* Begin Entries supplied *

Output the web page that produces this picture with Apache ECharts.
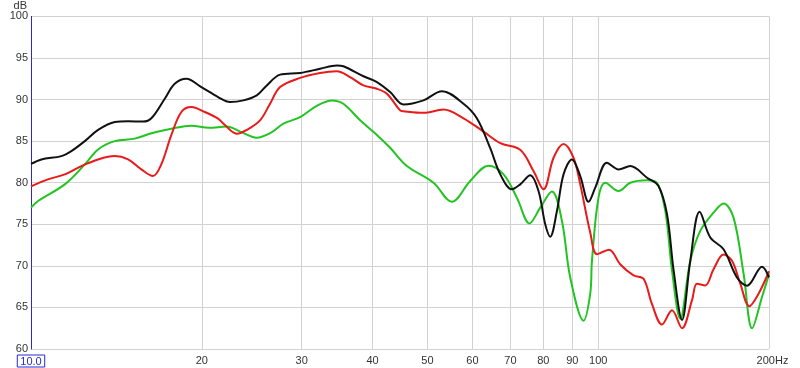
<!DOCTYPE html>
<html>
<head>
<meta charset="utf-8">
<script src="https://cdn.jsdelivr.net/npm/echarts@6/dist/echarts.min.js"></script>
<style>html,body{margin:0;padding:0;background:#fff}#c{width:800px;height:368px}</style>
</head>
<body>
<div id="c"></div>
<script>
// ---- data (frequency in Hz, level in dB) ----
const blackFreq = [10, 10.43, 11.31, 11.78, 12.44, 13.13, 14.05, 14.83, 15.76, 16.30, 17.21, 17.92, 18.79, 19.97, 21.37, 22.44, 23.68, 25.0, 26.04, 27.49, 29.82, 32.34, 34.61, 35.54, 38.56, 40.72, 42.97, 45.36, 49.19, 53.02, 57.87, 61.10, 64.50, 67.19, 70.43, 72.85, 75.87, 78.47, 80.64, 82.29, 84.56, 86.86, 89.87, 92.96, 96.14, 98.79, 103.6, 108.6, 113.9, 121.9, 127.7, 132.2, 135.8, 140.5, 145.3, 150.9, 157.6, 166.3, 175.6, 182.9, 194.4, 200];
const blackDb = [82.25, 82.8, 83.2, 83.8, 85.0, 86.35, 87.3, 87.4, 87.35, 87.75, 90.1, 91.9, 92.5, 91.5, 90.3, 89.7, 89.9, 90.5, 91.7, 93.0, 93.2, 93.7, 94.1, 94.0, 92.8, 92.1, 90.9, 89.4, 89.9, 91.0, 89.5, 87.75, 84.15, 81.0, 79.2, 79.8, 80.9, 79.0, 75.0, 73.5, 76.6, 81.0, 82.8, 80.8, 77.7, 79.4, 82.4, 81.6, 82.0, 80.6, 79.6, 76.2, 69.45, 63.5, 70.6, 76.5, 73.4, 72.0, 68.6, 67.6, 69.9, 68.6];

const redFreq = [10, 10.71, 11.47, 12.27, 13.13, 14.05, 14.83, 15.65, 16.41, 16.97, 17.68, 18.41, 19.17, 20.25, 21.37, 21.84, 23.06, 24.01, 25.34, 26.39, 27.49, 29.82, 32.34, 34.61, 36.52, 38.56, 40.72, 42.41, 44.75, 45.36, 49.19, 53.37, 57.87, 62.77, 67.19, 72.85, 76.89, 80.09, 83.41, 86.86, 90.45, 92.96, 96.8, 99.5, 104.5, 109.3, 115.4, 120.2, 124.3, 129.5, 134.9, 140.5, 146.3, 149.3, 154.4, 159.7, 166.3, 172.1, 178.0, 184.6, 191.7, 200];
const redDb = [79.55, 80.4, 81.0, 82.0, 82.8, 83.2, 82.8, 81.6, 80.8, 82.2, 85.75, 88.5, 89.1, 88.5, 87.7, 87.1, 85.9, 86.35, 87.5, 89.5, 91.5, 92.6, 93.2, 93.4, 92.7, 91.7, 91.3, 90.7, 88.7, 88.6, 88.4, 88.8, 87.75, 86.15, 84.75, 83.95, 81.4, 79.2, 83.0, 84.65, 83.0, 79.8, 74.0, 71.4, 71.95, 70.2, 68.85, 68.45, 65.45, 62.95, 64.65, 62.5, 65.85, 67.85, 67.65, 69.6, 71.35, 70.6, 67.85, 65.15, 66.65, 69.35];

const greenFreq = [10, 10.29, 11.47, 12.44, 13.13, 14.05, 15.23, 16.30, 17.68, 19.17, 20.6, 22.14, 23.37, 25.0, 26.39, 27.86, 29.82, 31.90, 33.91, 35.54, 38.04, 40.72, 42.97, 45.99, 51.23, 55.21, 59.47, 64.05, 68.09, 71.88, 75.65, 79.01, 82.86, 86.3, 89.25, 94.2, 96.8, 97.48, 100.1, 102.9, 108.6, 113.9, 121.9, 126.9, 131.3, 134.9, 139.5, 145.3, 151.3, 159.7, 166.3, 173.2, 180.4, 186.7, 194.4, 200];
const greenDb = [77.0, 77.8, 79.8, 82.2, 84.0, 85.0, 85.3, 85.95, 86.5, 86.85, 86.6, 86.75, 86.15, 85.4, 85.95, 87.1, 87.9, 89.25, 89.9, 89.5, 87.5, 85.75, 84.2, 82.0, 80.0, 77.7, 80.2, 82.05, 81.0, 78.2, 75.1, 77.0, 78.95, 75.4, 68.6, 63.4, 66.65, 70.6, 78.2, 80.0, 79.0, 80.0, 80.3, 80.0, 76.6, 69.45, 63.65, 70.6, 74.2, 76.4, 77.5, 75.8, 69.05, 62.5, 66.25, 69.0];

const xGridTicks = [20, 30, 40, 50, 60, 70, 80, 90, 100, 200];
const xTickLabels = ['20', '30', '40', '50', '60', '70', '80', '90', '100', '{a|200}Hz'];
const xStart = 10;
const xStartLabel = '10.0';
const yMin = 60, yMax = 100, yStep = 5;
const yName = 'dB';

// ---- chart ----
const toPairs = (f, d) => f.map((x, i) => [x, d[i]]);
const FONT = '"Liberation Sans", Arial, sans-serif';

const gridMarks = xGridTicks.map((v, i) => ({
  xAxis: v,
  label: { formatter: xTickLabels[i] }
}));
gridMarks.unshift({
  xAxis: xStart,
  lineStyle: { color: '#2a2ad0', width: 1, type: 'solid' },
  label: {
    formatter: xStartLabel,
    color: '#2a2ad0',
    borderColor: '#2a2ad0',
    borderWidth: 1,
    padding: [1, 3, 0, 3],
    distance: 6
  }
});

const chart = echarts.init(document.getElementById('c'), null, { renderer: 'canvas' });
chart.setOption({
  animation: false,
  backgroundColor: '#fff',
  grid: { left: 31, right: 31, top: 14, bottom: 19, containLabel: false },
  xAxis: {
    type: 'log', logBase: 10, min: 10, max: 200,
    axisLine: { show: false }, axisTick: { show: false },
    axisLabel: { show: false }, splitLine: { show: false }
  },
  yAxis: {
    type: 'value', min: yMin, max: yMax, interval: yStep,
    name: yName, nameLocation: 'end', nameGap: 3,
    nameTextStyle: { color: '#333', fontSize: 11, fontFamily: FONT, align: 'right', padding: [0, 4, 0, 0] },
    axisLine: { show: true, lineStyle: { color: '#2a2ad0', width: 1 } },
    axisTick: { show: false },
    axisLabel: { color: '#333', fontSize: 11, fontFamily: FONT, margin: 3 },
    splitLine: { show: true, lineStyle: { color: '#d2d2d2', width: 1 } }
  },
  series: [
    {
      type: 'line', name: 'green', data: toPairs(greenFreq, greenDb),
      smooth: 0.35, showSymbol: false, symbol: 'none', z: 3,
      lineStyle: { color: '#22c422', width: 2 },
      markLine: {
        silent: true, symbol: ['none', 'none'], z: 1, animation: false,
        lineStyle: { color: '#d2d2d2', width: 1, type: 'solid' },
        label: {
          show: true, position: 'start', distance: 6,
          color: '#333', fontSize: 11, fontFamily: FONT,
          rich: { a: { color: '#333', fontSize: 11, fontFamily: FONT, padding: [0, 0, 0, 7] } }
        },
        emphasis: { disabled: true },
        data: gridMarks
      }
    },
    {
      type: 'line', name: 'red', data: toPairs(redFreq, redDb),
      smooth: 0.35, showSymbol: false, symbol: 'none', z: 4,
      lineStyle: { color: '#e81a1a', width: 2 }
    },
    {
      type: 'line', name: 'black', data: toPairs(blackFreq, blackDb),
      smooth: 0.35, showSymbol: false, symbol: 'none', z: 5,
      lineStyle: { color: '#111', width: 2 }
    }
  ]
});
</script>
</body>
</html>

* End Entries supplied *
* Begin Entries supplied *

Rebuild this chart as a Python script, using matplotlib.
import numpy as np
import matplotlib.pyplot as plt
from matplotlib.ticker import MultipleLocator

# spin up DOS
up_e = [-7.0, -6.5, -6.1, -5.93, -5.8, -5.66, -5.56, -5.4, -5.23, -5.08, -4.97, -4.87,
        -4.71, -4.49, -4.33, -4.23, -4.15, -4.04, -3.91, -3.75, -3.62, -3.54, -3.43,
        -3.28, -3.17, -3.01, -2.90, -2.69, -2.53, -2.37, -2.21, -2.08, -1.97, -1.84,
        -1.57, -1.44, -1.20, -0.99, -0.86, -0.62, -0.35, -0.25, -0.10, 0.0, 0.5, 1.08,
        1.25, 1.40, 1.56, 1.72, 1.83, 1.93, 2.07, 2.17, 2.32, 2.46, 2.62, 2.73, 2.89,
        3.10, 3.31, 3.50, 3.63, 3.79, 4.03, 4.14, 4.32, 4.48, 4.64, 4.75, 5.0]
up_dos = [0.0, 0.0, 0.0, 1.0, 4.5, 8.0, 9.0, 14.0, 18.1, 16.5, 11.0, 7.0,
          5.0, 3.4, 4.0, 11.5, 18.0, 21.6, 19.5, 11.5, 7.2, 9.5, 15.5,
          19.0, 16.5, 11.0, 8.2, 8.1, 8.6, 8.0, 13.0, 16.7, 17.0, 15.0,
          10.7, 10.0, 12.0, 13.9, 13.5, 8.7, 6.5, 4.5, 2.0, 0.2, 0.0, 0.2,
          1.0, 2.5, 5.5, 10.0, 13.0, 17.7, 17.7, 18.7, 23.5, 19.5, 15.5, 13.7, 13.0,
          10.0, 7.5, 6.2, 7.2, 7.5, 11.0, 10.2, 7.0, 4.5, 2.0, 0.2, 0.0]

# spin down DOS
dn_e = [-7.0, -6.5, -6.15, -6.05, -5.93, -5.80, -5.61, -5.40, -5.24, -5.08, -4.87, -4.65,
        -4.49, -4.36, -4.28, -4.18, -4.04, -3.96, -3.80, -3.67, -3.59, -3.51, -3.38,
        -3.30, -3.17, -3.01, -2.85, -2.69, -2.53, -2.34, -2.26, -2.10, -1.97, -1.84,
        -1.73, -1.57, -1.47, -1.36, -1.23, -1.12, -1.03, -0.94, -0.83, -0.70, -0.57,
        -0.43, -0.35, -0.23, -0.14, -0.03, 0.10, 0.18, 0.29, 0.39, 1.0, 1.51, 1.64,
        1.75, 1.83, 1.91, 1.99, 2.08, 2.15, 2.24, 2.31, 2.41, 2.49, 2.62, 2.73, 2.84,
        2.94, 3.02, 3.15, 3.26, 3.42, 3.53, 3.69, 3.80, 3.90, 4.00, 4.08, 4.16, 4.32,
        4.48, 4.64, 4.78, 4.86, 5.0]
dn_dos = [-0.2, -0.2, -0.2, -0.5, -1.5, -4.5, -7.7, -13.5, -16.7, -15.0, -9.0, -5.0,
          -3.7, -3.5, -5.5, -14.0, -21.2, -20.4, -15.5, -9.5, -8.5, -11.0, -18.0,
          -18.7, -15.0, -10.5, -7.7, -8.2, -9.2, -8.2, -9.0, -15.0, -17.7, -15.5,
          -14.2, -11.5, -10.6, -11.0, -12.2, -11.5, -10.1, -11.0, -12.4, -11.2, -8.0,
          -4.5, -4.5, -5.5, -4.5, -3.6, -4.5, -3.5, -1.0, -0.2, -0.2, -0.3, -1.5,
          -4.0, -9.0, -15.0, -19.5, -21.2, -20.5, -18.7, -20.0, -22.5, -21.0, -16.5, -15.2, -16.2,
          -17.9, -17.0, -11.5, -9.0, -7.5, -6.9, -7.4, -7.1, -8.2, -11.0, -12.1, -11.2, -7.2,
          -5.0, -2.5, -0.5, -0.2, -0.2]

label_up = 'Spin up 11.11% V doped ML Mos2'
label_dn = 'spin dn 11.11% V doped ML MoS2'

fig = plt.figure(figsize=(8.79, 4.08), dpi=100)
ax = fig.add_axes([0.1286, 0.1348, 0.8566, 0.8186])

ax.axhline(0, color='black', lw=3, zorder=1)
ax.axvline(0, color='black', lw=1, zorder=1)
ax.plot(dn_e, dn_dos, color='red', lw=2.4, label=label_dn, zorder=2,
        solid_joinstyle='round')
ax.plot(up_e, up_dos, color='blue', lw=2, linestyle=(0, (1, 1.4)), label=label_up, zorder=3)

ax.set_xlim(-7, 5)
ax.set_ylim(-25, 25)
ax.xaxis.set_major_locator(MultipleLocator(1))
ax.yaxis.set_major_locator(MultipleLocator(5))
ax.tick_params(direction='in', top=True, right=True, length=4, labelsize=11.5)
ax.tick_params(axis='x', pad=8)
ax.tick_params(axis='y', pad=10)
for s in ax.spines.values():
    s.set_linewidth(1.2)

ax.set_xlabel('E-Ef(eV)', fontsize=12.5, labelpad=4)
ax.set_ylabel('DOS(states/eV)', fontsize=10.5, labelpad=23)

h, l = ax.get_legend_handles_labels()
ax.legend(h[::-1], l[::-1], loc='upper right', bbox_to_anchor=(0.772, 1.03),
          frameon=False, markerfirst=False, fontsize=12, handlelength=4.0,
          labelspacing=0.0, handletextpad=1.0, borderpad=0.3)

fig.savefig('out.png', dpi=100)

* End Entries supplied *

▸ **Given request**
Say how many lines contain the string "picture", giving nothing but the count.

▸ **Final answer**
1